The only remaining unknown is then the $3x3$ camera instrinsic matrix, $\mathbf{K}$. In computer vision:
$$
\mathbf{K} =
\begin{bmatrix}
f_x & s & c_x \\
0 & f_y & c_y \\
0 & 0 & 1 \\
\end{bmatrix}
$$
The principal point $(c_x, c_y)$ is sometimes initialized to be $(\frac{w}{2},\frac{h}{2})$, which you can obtain from image size. Usually $s=0$. $f$ is just a bit more complicated:
Standard vision libraries (e.g. OpenCV) store the focal length in pixels, as in $\mathbf{K}$. In general, the relation to physical focal length is:
$$
f_{in-pixels} = \frac{w * f_{mm}}{w_{CCD-in-mm}}
$$
where $w_{CCD-in-mm}$ is the physical sensor size. In your case, I suspect that the aperture is $w_{CCD-in-mm}$, and focal length is the same as $f_{mm}$. If you plug these values you will get the focal length in pixels: $f=f_{in-pixels}$. Not sure about your units though.
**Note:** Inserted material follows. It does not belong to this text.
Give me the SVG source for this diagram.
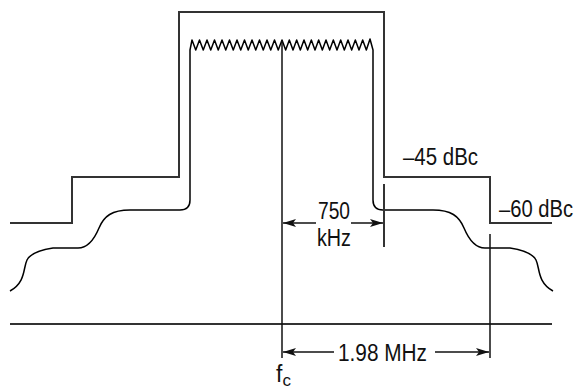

Moreover, I assume that with $1$ x $aperture$ $= 41.4214$ you refer to a camera with square pixels with aspect ratio 1. Therefore it will not affect if you do the same calculation using height instead of width: $f_x=f_y=f$.
I hope this clarifies a bit. Let's keep refining this answer if you provide more info.